*TO DO*: Return all lines from the listing below in which the string "chart" occurs.
_ _ _ _ _ _ _
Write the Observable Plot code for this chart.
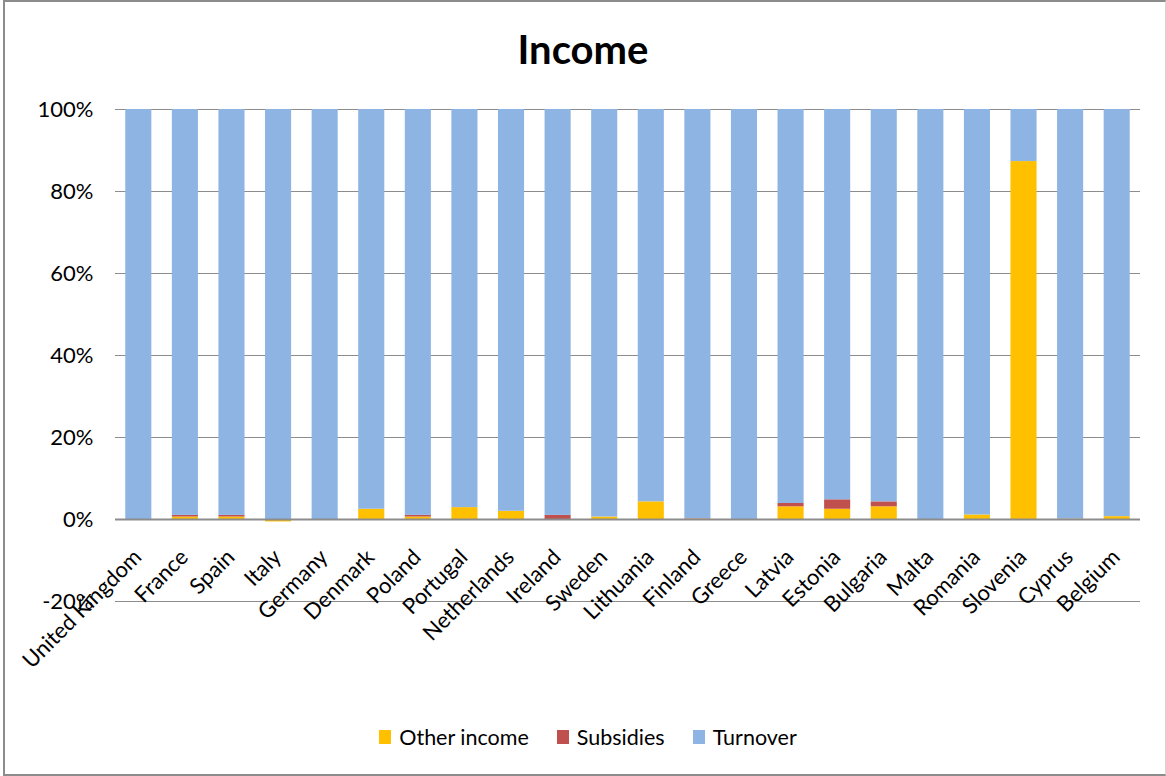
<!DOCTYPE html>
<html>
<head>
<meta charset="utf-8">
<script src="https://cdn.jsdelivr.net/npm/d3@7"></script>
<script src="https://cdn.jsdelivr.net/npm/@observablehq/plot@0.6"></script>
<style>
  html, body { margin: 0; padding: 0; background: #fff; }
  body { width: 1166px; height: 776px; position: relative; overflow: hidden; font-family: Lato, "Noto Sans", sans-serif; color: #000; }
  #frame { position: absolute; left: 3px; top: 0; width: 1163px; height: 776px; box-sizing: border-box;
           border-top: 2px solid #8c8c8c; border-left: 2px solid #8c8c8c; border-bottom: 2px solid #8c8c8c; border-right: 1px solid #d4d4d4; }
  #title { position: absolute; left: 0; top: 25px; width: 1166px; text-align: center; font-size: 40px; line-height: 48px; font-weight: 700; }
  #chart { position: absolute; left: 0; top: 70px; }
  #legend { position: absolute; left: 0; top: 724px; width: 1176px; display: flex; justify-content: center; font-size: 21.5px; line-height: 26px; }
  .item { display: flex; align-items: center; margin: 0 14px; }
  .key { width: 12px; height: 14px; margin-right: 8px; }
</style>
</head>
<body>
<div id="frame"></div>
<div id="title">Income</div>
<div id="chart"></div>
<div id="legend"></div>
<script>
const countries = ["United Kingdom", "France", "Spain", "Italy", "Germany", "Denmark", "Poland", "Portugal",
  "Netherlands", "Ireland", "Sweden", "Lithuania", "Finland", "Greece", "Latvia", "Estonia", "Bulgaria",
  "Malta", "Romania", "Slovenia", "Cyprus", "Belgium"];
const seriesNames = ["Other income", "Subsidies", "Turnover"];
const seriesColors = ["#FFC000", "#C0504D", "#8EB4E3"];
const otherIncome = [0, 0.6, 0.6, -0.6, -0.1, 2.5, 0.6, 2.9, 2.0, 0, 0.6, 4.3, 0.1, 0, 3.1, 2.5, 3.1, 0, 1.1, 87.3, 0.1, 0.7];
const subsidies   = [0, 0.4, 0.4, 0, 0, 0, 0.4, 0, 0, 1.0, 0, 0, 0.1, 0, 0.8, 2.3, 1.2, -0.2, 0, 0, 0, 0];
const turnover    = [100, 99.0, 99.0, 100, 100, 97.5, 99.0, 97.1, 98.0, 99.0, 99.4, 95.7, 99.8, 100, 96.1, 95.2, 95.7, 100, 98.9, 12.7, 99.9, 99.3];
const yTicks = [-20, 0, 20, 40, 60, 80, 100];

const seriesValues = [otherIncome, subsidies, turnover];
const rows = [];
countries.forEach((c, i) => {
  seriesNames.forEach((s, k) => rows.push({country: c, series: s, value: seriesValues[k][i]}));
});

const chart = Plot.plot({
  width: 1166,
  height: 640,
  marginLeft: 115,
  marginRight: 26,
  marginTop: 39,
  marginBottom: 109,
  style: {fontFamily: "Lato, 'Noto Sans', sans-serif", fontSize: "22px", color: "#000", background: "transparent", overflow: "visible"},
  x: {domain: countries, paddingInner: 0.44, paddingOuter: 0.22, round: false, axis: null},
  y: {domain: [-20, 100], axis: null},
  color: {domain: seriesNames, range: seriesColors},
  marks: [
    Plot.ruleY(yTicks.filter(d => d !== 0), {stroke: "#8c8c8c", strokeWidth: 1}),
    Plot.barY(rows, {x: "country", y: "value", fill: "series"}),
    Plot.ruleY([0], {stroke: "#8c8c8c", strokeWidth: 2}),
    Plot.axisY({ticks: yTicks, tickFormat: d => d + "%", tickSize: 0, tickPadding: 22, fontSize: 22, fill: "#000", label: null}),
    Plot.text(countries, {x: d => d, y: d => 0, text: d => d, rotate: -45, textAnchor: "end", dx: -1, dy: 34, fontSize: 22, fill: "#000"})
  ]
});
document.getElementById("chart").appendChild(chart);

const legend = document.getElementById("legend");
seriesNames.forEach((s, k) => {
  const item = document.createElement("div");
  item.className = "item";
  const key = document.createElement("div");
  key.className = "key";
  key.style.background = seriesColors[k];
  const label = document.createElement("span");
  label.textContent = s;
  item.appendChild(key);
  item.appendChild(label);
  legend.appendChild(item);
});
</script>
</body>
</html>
_ _ _ _ _ _ _
*WORKED ANSWER*:
Write the Observable Plot code for this chart.
  #chart { position: absolute; left: 0; top: 70px; }
<div id="chart"></div>
const chart = Plot.plot({
document.getElementById("chart").appendChild(chart);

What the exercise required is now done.